Of all areas of my life music is the one most afflicted by my eternal beginner phenomenon. At age 7 my mom took me to guitar lessons for a few weeks. I keep forgetting that. I told her I was bored because all we did was the same thing (an E major chord). So she took me out of the class. I just wanted to do more chords! Oh well. Then at age 9 (4th grade) I picked up the recorder. I don't remember how this happened or who the teacher was. I believe it was some sort of after school program. I played recorder for about a year or two and then the program ended I think. Either that or I became more involved in dance recitals. At age 14 or so I started those informal piano lessons. I had a wonderful time chatting with my teacher, an elegant middle-aged lady who I looked up to. I did learn a few pieces but I was not a pianist by any stretch of the imagination. When I started college I did mean to pick up an instrument seriously. But I didn't realize they didn't take on beginners. And I was in for another shock when the kids my age were already playing like pros. I took a few keyboard courses that were required for my major and it was also at this time that I started playing the electric bass by ear at church. I don't play much better now than I did back then when I started. Well, the only difference is that I no longer have to write the notes down for myself since I can follow the chords by ear. Woohoo! Ok how many instruments am I bad at at this point? Four. In 1996 I decided the saxophone will be it. I will finally be good at something! I started off well. For two years I attended weekly lessons and practiced almost daily. In hindsight it was again an average effort but compared to what I had done before I felt like I was really going hard. I improved a lot and reached a level of "chops" unknown to me previously. But I was restless to start playing in an ensemble and rather than continue concentrating on my chops I started playing in merengue groups. It was difficult at first but with time I learned to just practice my repertoire really well and I got great at faking it. I was starting to impress other musicians but little did they know that I ONLY knew how to play the songs I had practiced. Yes the merengue scene did change for the worse but I suspect that at least part of the reason that I stopped playing was that I was fed up with the faking. I wanted to be good at the instrument not just happen to be able to play x number of songs.
It wasn't until I had started feeling better about myself in other areas of my life (school and weight) that I was able to open up to music again.
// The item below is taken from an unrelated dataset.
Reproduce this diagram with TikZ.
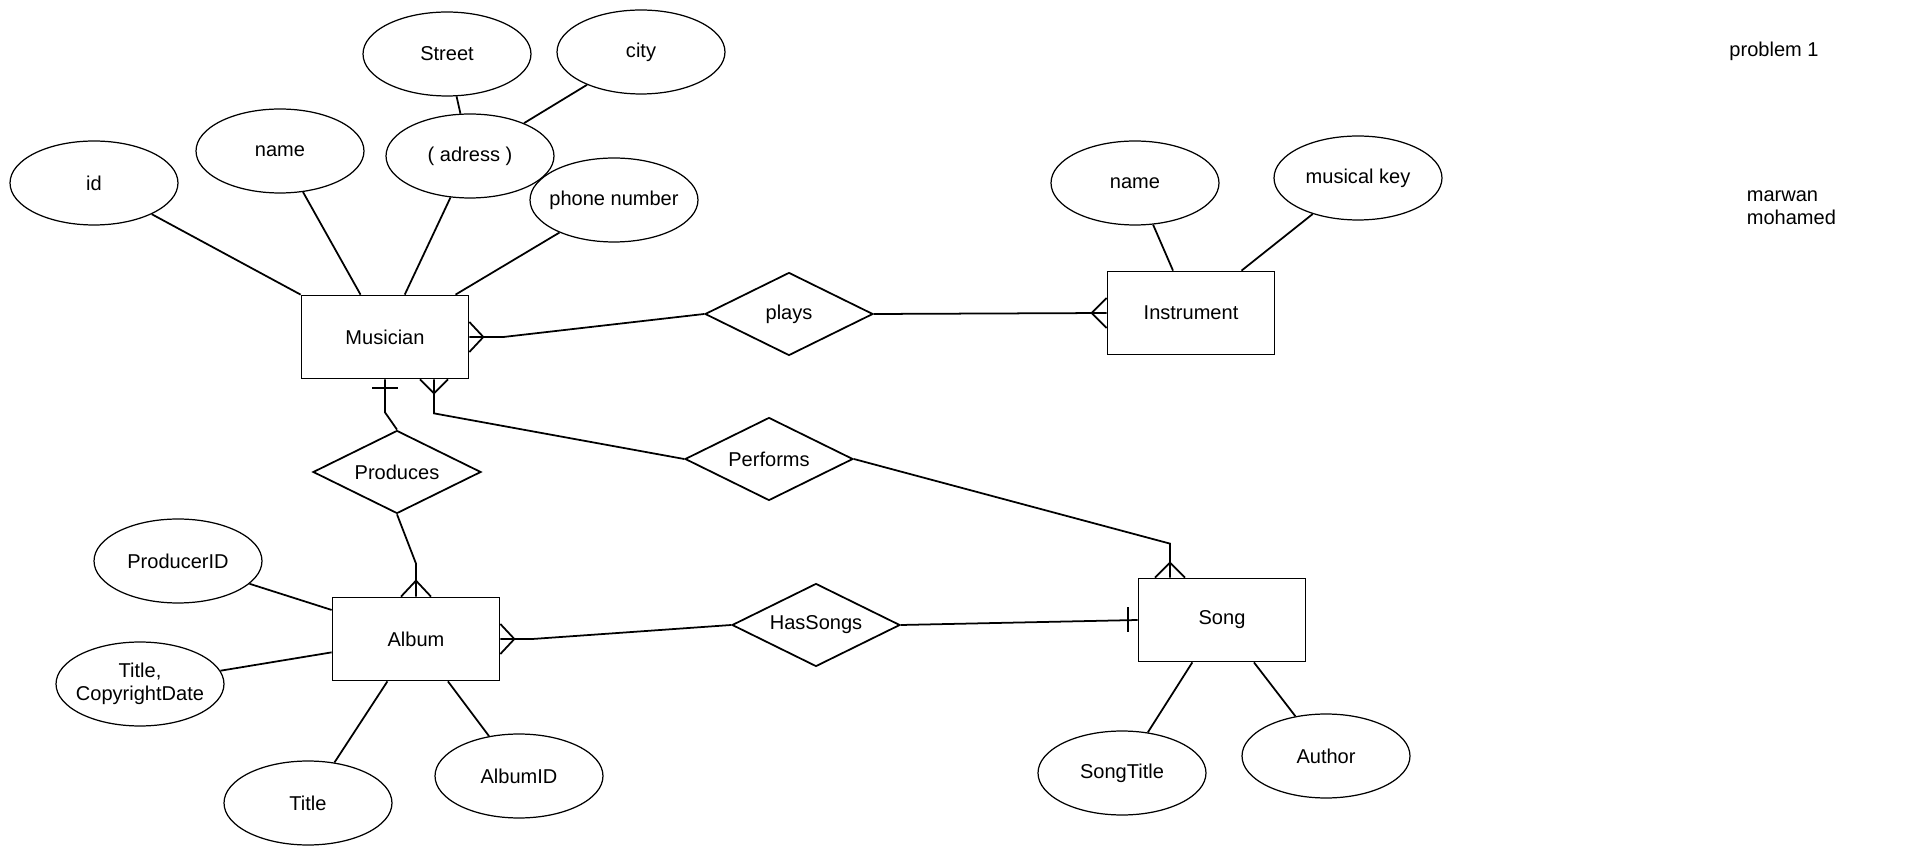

This time I knew things were different. I had finally admitted to myself that music is my first love. And I was finally mature enough to commit myself to serious practice. I knew that I would have to work hard to reach my goals; there would be no short cuts this time around. Of course by now my life was quite complicated which meant that my hours of practice would be limited. But I knew that I could now do what I couldn't do before. And so I decided I would go for it even if it took me 20 years.
I will never reach the highest levels in music, I am well aware of that. But I will aim for it regardless and take my training very seriously. Aiming for the very top will get me as far as possible. I *will* be a good oboist some day, darn it!!